Chapter 13. The Silver Bullet
One of the obstacles you may run into is the silver bullet expectation. The silver bullet expectation is the belief that no matter how many problems you’re feeling—say, for example, forty-nine—then there must be some switch you can flip, maybe a knob you can turn, that will solve them all. It’s the assumption that all your symptoms share a common cause, that everything will be collateral benefit.
But that assumption can cause problems. What if, in fact, there isn’t a single cause for all the different symptoms people are feeling?

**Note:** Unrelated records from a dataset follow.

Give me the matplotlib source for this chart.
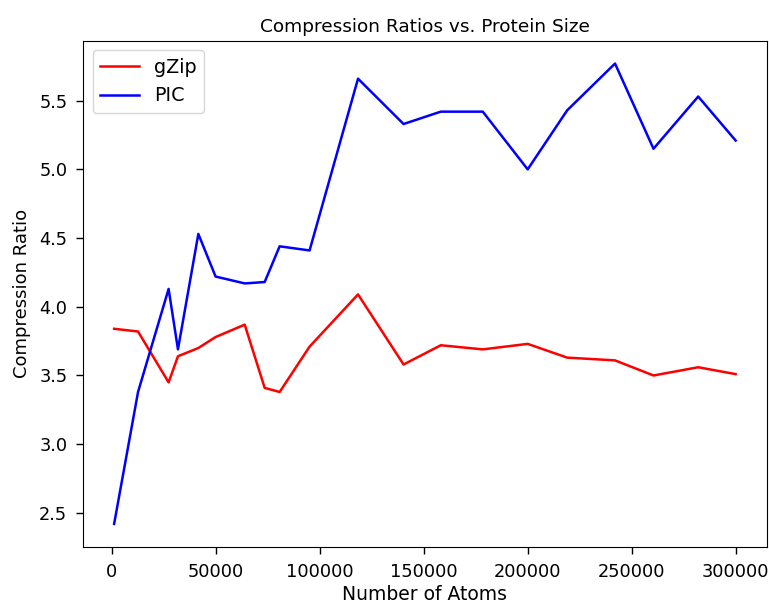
import matplotlib
matplotlib.use("Agg")
import matplotlib.pyplot as plt

# tamaños de proteína (número de átomos) y ratios
atoms = [1100, 12600, 27300, 31800, 41600, 49900, 63900, 73500, 80700, 95100,
         118400, 140300, 158200, 178400, 200000, 219000, 242000, 260500, 282000, 300000]
gzip_ratio = [3.84, 3.82, 3.45, 3.64, 3.70, 3.78, 3.87, 3.41, 3.38, 3.71,
              4.09, 3.58, 3.72, 3.69, 3.73, 3.63, 3.61, 3.50, 3.56, 3.51]
pic_ratio = [2.42, 3.38, 4.13, 3.69, 4.53, 4.22, 4.17, 4.18, 4.44, 4.41,
             5.66, 5.33, 5.42, 5.42, 5.00, 5.43, 5.77, 5.15, 5.53, 5.21]

plt.rcParams["font.size"] = 12.8

fig = plt.figure(figsize=(7.69, 6.05), dpi=100)
ax = fig.add_axes([0.108, 0.096, 0.889, 0.837])
ax.plot(atoms, gzip_ratio, color="red", lw=1.8, label="gZip")
ax.plot(atoms, pic_ratio, color="blue", lw=1.8, label="PIC")
ax.tick_params(length=4.8, width=1.0, pad=6.5)
ax.set_title("Compression Ratios vs. Protein Size", fontsize=13.3)
ax.set_xlabel("Number of Atoms", fontsize=13.5, labelpad=3)
ax.set_ylabel("Compression Ratio", fontsize=13, labelpad=6)
ax.legend(loc="upper left", fontsize=13.8)
fig.savefig("out.png", dpi=100)
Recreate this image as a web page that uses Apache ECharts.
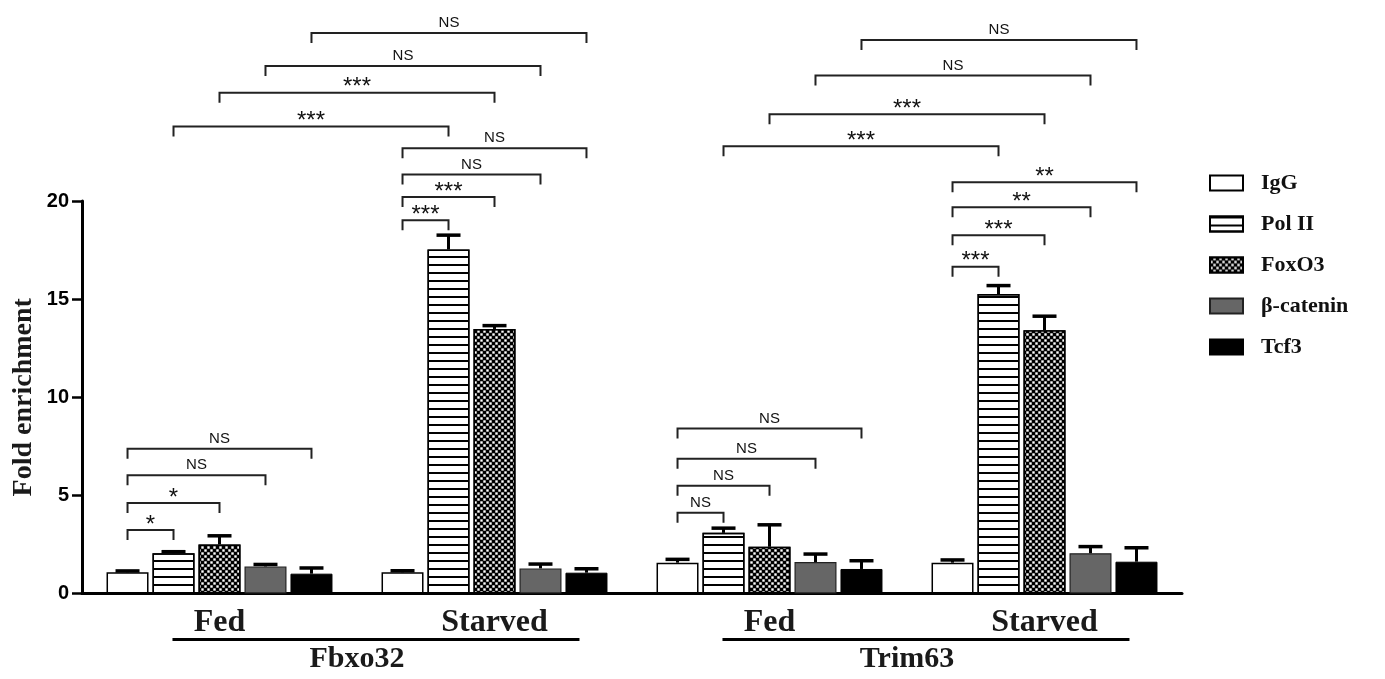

Looking for something that’s not there wastes time and erodes morale.
In Orange County, for example, we never would have gotten anywhere if we’d fixated on the riddle, “What single cause could possibly be messing up label printing, order taking, and forty-seven other things all at the same time?” There’s no sense getting mired in it. It’s an unanswerable question, because there wasn’t a single cause for all those symptoms. It’s just how things were.
There’s just no need to ever ask such a question. Whether or not there’s a silver bullet waiting in your future shouldn’t change your approach one way or the other. You need to start with the prioritized “list of grievances” either way. If curing the first symptom collaterally fixes everything else, then you can rejoice in your good luck. If your first cure doesn’t fix everything all at once, then you’ll move on to the new highest-priority symptom and continue from there.